▶ [Stated exercise]:
Find the lines below that contain the string "chart". Copy each one.

>> start Records

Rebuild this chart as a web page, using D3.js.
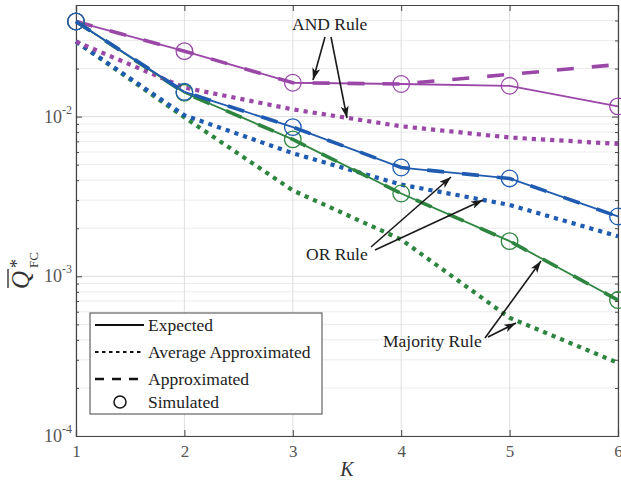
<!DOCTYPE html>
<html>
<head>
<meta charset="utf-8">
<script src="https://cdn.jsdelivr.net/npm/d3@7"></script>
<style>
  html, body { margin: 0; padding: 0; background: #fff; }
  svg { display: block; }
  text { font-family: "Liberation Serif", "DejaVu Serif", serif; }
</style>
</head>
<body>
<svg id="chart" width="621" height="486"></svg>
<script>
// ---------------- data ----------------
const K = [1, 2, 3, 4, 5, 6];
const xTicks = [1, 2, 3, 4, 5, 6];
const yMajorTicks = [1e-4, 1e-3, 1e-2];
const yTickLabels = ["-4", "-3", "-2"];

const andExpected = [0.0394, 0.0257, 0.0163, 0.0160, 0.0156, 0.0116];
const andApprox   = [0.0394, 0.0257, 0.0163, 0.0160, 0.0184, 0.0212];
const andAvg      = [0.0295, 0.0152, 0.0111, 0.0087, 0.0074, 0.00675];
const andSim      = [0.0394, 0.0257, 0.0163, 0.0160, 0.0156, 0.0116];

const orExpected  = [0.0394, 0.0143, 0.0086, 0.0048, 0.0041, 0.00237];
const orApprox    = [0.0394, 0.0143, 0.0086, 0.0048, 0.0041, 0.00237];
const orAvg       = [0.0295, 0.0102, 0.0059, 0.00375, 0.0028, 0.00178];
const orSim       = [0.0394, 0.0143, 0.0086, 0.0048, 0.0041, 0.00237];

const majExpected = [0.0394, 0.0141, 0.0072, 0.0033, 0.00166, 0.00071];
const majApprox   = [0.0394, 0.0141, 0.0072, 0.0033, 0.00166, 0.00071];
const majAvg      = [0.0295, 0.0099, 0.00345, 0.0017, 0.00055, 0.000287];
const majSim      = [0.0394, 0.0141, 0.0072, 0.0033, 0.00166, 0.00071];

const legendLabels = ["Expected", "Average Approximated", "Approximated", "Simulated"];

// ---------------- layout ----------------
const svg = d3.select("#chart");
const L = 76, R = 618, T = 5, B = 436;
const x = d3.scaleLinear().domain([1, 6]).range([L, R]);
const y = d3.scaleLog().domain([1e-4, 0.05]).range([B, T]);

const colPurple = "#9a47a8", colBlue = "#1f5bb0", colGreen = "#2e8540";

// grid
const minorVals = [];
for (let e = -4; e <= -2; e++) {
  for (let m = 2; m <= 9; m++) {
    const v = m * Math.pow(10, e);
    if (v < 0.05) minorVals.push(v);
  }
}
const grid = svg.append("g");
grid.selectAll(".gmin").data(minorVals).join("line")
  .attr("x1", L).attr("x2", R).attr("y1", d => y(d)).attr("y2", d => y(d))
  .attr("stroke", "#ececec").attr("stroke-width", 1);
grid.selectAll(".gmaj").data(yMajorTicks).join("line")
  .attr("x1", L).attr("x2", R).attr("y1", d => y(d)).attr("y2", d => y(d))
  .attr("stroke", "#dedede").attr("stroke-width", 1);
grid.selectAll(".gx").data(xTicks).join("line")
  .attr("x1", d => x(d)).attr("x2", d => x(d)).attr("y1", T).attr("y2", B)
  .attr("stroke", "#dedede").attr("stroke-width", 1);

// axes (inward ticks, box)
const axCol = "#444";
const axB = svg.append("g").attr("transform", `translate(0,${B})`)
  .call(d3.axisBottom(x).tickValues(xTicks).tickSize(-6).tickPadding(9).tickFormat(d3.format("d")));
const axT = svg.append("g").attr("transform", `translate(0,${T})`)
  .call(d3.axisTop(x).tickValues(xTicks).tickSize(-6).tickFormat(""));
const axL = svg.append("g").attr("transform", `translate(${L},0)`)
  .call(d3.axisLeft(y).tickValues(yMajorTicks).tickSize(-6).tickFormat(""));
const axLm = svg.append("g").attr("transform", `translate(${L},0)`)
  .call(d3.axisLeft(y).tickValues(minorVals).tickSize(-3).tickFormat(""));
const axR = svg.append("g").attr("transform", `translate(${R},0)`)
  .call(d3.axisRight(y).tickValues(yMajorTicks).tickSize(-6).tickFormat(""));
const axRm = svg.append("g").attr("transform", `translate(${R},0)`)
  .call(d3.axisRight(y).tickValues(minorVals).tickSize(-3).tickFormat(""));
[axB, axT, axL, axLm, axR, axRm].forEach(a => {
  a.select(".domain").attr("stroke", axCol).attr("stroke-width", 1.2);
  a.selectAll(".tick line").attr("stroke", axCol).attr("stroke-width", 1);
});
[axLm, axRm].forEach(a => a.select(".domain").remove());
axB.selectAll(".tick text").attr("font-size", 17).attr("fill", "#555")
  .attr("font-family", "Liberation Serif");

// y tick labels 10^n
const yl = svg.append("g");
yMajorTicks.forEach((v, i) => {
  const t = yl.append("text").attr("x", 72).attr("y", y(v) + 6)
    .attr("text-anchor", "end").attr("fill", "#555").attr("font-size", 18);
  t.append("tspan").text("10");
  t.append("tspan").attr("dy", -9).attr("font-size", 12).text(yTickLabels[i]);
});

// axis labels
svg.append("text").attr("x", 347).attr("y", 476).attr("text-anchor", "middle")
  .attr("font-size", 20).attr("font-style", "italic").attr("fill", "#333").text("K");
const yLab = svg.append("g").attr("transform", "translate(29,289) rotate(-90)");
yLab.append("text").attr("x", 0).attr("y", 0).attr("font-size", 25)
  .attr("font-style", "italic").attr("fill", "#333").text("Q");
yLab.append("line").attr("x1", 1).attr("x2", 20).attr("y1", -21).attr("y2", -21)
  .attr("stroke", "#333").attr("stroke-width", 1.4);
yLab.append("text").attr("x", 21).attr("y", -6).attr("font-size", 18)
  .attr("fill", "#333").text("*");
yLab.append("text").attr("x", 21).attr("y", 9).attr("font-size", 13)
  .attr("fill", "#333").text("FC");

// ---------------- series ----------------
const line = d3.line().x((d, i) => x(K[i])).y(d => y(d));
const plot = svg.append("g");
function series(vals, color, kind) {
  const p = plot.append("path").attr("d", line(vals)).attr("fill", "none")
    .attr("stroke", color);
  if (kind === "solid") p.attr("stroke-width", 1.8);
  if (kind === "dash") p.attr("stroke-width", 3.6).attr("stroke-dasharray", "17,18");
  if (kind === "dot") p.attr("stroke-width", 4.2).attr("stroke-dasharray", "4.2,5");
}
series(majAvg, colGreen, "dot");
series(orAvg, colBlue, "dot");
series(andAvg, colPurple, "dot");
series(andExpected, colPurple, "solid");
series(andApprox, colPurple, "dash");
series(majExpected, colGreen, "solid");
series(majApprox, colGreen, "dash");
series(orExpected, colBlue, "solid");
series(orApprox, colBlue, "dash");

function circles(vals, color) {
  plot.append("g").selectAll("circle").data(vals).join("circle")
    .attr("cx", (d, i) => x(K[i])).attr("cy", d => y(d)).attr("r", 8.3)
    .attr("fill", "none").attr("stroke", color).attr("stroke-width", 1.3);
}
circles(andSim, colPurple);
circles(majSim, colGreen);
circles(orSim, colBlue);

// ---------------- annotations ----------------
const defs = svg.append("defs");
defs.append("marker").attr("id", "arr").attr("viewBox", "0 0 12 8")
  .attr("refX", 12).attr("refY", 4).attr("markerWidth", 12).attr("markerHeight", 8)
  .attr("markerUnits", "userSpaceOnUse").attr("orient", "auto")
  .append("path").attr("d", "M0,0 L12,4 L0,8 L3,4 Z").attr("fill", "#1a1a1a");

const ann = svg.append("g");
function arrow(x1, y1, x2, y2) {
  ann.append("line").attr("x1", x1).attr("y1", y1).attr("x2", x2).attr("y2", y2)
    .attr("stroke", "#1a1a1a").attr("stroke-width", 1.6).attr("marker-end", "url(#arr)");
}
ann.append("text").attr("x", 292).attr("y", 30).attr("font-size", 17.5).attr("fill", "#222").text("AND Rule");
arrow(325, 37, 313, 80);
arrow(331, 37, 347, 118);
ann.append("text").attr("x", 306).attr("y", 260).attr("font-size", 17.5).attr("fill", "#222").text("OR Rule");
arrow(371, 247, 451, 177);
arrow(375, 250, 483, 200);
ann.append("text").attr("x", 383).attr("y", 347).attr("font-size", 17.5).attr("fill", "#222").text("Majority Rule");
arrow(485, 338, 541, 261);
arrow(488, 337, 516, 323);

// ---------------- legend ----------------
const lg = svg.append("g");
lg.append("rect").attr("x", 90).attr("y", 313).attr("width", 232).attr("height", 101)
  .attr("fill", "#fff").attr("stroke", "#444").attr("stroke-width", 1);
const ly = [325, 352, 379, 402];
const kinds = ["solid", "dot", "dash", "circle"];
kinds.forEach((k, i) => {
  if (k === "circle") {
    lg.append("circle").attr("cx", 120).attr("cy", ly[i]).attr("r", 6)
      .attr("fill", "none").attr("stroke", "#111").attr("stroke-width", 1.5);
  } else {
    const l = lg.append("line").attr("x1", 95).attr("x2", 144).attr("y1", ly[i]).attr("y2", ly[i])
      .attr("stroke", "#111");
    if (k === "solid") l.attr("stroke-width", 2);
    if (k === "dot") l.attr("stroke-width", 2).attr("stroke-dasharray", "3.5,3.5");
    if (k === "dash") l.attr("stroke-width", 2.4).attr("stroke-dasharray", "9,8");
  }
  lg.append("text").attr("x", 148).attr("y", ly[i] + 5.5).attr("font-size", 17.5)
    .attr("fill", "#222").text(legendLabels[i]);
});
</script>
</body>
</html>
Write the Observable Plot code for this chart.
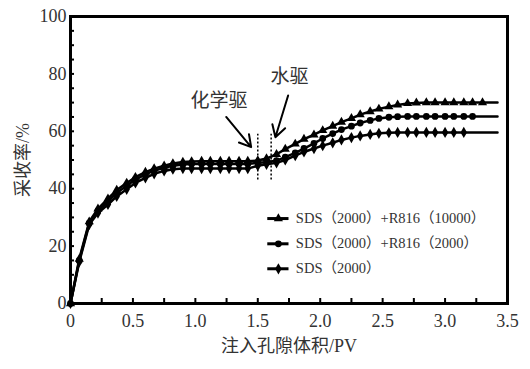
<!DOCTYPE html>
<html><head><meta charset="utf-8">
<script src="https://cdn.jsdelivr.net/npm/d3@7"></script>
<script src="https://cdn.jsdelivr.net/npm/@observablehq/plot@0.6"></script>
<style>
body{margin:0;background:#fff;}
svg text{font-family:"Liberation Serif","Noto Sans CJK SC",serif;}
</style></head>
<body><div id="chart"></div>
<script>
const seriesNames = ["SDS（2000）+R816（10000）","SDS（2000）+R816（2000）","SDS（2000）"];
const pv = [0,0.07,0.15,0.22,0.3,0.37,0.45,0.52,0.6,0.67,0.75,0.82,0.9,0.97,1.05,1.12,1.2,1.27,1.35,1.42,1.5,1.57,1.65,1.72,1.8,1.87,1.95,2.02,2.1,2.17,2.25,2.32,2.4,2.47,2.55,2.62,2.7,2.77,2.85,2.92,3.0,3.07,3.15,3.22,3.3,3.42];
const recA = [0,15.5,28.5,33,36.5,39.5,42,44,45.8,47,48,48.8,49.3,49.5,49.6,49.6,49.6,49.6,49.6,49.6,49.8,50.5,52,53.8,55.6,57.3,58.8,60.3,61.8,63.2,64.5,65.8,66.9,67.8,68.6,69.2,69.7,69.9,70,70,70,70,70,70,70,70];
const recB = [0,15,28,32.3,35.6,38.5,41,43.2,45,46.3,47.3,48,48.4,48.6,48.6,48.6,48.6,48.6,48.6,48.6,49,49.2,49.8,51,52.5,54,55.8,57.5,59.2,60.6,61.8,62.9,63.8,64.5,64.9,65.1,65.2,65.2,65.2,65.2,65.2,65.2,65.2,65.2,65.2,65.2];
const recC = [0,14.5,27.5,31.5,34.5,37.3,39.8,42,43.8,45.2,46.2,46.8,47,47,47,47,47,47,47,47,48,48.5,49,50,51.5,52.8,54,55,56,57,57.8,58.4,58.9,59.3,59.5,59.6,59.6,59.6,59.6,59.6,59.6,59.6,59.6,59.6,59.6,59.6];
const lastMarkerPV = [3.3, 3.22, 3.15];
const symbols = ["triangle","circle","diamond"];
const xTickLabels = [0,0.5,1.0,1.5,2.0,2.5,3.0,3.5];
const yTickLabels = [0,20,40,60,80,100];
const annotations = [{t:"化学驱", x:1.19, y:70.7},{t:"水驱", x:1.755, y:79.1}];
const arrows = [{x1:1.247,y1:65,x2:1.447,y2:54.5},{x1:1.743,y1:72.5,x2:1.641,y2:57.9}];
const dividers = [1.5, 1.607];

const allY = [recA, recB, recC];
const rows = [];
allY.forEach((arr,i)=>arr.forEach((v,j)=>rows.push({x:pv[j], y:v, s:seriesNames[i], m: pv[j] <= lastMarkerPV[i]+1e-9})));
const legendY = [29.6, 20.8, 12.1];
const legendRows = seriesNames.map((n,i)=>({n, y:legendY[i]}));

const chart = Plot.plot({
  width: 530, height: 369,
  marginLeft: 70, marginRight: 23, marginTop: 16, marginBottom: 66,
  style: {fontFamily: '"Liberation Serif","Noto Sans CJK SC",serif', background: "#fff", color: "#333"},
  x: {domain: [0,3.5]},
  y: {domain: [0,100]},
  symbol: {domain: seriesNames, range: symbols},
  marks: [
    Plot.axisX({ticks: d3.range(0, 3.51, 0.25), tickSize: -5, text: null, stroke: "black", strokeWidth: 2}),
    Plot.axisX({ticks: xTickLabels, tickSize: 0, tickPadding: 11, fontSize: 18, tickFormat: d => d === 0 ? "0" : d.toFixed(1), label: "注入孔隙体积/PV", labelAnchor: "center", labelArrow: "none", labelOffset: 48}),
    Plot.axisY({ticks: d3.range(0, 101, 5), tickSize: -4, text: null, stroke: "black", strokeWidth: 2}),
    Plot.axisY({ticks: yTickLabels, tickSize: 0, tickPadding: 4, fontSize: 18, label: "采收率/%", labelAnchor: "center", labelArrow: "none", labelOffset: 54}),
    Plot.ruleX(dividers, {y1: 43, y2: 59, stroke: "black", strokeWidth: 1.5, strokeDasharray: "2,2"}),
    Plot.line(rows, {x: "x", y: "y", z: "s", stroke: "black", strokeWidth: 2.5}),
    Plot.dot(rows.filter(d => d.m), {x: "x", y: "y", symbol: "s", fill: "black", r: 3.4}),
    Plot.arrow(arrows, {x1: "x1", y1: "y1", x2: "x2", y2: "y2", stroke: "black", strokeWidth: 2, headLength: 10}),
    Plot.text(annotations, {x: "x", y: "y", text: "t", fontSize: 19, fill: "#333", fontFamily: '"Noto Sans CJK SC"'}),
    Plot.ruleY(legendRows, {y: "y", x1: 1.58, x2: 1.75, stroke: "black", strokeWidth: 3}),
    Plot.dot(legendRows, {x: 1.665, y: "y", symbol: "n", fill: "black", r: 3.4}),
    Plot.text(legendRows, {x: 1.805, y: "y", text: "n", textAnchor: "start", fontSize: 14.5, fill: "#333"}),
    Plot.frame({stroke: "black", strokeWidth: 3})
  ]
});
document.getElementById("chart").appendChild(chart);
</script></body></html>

>> end Records

▶ [Exercise output]:
Rebuild this chart as a web page, using D3.js.
<svg id="chart" width="621" height="486"></svg>
const svg = d3.select("#chart");
Write the Observable Plot code for this chart.
<body><div id="chart"></div>
const chart = Plot.plot({
document.getElementById("chart").appendChild(chart);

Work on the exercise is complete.